__Exercise task__.
Write out the material exactly. Do not include the pictures.

^^^^^^^^

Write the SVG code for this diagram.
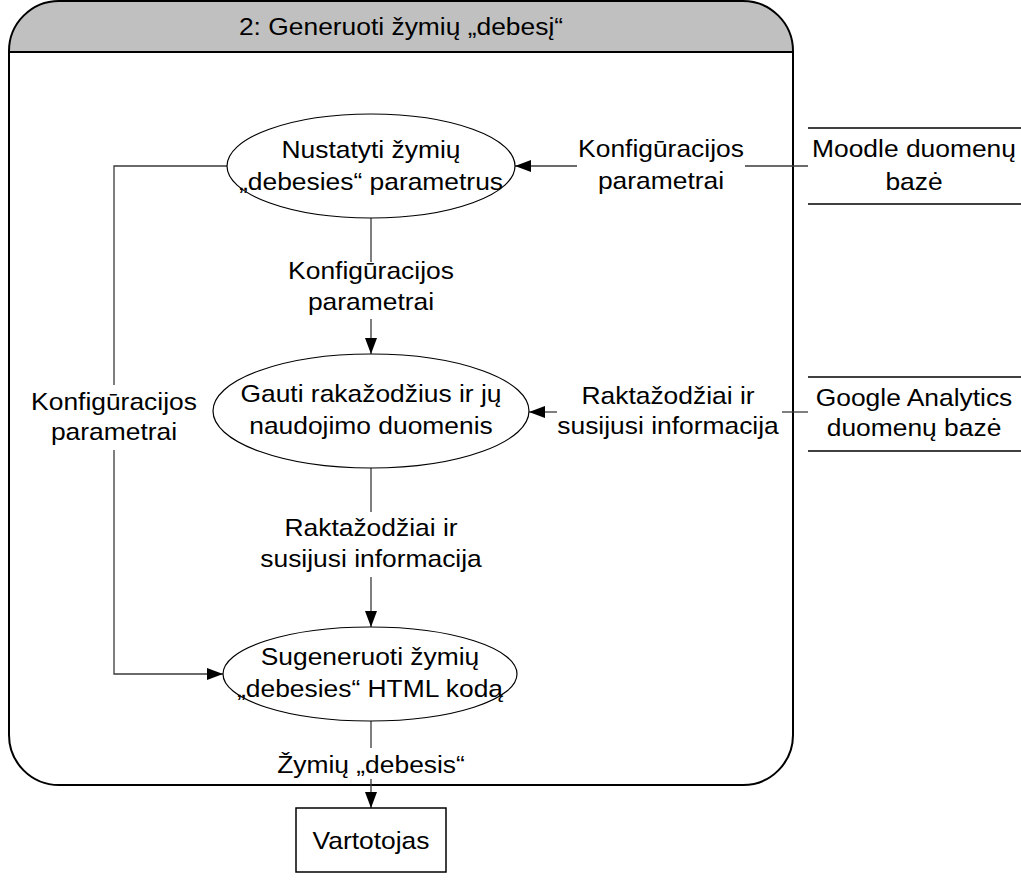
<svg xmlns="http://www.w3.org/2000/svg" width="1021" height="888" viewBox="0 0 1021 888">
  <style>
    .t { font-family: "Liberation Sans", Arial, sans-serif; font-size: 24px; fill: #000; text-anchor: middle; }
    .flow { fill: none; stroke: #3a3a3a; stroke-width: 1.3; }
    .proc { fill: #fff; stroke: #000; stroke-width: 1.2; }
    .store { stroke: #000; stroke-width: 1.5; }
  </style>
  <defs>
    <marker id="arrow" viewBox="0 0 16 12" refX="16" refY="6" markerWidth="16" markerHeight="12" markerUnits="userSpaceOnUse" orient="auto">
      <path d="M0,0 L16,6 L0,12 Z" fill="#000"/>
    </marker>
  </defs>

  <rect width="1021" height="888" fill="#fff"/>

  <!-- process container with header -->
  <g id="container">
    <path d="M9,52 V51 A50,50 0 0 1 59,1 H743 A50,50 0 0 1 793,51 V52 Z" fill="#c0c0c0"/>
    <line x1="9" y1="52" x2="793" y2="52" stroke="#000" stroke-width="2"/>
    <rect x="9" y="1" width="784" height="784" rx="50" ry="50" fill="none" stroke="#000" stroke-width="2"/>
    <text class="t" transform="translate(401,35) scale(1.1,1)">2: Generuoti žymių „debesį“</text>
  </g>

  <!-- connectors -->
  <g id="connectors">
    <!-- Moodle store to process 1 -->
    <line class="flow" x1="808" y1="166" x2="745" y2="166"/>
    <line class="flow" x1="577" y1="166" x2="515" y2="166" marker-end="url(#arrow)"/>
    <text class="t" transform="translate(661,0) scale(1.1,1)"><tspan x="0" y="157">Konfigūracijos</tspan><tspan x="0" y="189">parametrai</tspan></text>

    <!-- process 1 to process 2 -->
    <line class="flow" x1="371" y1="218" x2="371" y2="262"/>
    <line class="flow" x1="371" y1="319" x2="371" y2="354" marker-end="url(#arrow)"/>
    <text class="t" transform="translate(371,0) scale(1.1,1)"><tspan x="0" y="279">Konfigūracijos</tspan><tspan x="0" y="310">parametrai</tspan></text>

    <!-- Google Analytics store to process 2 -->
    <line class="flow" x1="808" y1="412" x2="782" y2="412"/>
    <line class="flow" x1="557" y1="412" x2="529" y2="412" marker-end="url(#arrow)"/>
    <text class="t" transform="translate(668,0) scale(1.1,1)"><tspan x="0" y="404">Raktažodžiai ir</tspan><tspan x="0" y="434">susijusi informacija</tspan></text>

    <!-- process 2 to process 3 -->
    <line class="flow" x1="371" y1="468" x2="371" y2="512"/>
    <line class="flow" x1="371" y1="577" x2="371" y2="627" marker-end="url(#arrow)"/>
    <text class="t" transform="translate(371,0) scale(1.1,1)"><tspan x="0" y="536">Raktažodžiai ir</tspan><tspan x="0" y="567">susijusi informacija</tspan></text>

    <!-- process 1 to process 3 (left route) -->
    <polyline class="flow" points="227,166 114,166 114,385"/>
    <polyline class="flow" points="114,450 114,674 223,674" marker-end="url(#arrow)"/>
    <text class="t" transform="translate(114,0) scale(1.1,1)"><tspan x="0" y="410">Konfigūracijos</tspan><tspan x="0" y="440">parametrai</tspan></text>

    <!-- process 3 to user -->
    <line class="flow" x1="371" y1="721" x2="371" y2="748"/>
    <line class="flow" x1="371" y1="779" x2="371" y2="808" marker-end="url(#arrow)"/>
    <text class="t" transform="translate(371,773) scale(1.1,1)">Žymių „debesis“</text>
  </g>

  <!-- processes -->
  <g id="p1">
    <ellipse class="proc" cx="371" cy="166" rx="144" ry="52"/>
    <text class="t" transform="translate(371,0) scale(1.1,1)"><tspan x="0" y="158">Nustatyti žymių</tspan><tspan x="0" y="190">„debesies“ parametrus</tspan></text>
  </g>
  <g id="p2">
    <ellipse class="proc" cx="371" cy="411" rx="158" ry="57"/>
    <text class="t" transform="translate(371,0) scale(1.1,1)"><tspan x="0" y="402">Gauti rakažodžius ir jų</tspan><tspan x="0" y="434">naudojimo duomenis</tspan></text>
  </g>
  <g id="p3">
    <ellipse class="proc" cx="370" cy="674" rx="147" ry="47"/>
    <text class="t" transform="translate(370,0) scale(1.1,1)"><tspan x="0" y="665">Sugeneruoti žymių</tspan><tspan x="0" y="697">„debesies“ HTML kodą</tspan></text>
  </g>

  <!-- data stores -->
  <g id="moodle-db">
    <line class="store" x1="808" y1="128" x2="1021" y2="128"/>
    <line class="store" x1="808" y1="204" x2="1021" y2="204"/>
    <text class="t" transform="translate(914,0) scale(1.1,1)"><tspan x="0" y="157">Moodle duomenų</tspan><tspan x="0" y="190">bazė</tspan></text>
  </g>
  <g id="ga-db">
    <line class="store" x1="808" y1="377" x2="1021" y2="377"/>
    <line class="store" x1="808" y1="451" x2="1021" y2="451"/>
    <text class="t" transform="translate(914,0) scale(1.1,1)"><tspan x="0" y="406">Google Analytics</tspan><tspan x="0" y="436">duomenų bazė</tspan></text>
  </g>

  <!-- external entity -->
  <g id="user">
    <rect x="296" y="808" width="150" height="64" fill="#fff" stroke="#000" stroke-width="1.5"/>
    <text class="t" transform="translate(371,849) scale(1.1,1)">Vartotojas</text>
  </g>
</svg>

^^^^^^^^

__The reply__.
Write the SVG code for this diagram.
<svg xmlns="http://www.w3.org/2000/svg" width="1021" height="888" viewBox="0 0 1021 888">
  <style>
    .t { font-family: "Liberation Sans", Arial, sans-serif; font-size: 24px; fill: #000; text-anchor: middle; }
    .flow { fill: none; stroke: #3a3a3a; stroke-width: 1.3; }
    .proc { fill: #fff; stroke: #000; stroke-width: 1.2; }
    .store { stroke: #000; stroke-width: 1.5; }
  </style>
  <defs>
    <marker id="arrow" viewBox="0 0 16 12" refX="16" refY="6" markerWidth="16" markerHeight="12" markerUnits="userSpaceOnUse" orient="auto">
      <path d="M0,0 L16,6 L0,12 Z" fill="#000"/>
    </marker>
  </defs>

  <rect width="1021" height="888" fill="#fff"/>

  <!-- process container with header -->
  <g id="container">
    <path d="M9,52 V51 A50,50 0 0 1 59,1 H743 A50,50 0 0 1 793,51 V52 Z" fill="#c0c0c0"/>
    <line x1="9" y1="52" x2="793" y2="52" stroke="#000" stroke-width="2"/>
    <rect x="9" y="1" width="784" height="784" rx="50" ry="50" fill="none" stroke="#000" stroke-width="2"/>
    <text class="t" transform="translate(401,35) scale(1.1,1)">2: Generuoti žymių „debesį“</text>
  </g>

  <!-- connectors -->
  <g id="connectors">
    <!-- Moodle store to process 1 -->
    <line class="flow" x1="808" y1="166" x2="745" y2="166"/>
    <line class="flow" x1="577" y1="166" x2="515" y2="166" marker-end="url(#arrow)"/>
    <text class="t" transform="translate(661,0) scale(1.1,1)"><tspan x="0" y="157">Konfigūracijos</tspan><tspan x="0" y="189">parametrai</tspan></text>

    <!-- process 1 to process 2 -->
    <line class="flow" x1="371" y1="218" x2="371" y2="262"/>
    <line class="flow" x1="371" y1="319" x2="371" y2="354" marker-end="url(#arrow)"/>
    <text class="t" transform="translate(371,0) scale(1.1,1)"><tspan x="0" y="279">Konfigūracijos</tspan><tspan x="0" y="310">parametrai</tspan></text>

    <!-- Google Analytics store to process 2 -->
    <line class="flow" x1="808" y1="412" x2="782" y2="412"/>
    <line class="flow" x1="557" y1="412" x2="529" y2="412" marker-end="url(#arrow)"/>
    <text class="t" transform="translate(668,0) scale(1.1,1)"><tspan x="0" y="404">Raktažodžiai ir</tspan><tspan x="0" y="434">susijusi informacija</tspan></text>

    <!-- process 2 to process 3 -->
    <line class="flow" x1="371" y1="468" x2="371" y2="512"/>
    <line class="flow" x1="371" y1="577" x2="371" y2="627" marker-end="url(#arrow)"/>
    <text class="t" transform="translate(371,0) scale(1.1,1)"><tspan x="0" y="536">Raktažodžiai ir</tspan><tspan x="0" y="567">susijusi informacija</tspan></text>

    <!-- process 1 to process 3 (left route) -->
    <polyline class="flow" points="227,166 114,166 114,385"/>
    <polyline class="flow" points="114,450 114,674 223,674" marker-end="url(#arrow)"/>
    <text class="t" transform="translate(114,0) scale(1.1,1)"><tspan x="0" y="410">Konfigūracijos</tspan><tspan x="0" y="440">parametrai</tspan></text>

    <!-- process 3 to user -->
    <line class="flow" x1="371" y1="721" x2="371" y2="748"/>
    <line class="flow" x1="371" y1="779" x2="371" y2="808" marker-end="url(#arrow)"/>
    <text class="t" transform="translate(371,773) scale(1.1,1)">Žymių „debesis“</text>
  </g>

  <!-- processes -->
  <g id="p1">
    <ellipse class="proc" cx="371" cy="166" rx="144" ry="52"/>
    <text class="t" transform="translate(371,0) scale(1.1,1)"><tspan x="0" y="158">Nustatyti žymių</tspan><tspan x="0" y="190">„debesies“ parametrus</tspan></text>
  </g>
  <g id="p2">
    <ellipse class="proc" cx="371" cy="411" rx="158" ry="57"/>
    <text class="t" transform="translate(371,0) scale(1.1,1)"><tspan x="0" y="402">Gauti rakažodžius ir jų</tspan><tspan x="0" y="434">naudojimo duomenis</tspan></text>
  </g>
  <g id="p3">
    <ellipse class="proc" cx="370" cy="674" rx="147" ry="47"/>
    <text class="t" transform="translate(370,0) scale(1.1,1)"><tspan x="0" y="665">Sugeneruoti žymių</tspan><tspan x="0" y="697">„debesies“ HTML kodą</tspan></text>
  </g>

  <!-- data stores -->
  <g id="moodle-db">
    <line class="store" x1="808" y1="128" x2="1021" y2="128"/>
    <line class="store" x1="808" y1="204" x2="1021" y2="204"/>
    <text class="t" transform="translate(914,0) scale(1.1,1)"><tspan x="0" y="157">Moodle duomenų</tspan><tspan x="0" y="190">bazė</tspan></text>
  </g>
  <g id="ga-db">
    <line class="store" x1="808" y1="377" x2="1021" y2="377"/>
    <line class="store" x1="808" y1="451" x2="1021" y2="451"/>
    <text class="t" transform="translate(914,0) scale(1.1,1)"><tspan x="0" y="406">Google Analytics</tspan><tspan x="0" y="436">duomenų bazė</tspan></text>
  </g>

  <!-- external entity -->
  <g id="user">
    <rect x="296" y="808" width="150" height="64" fill="#fff" stroke="#000" stroke-width="1.5"/>
    <text class="t" transform="translate(371,849) scale(1.1,1)">Vartotojas</text>
  </g>
</svg>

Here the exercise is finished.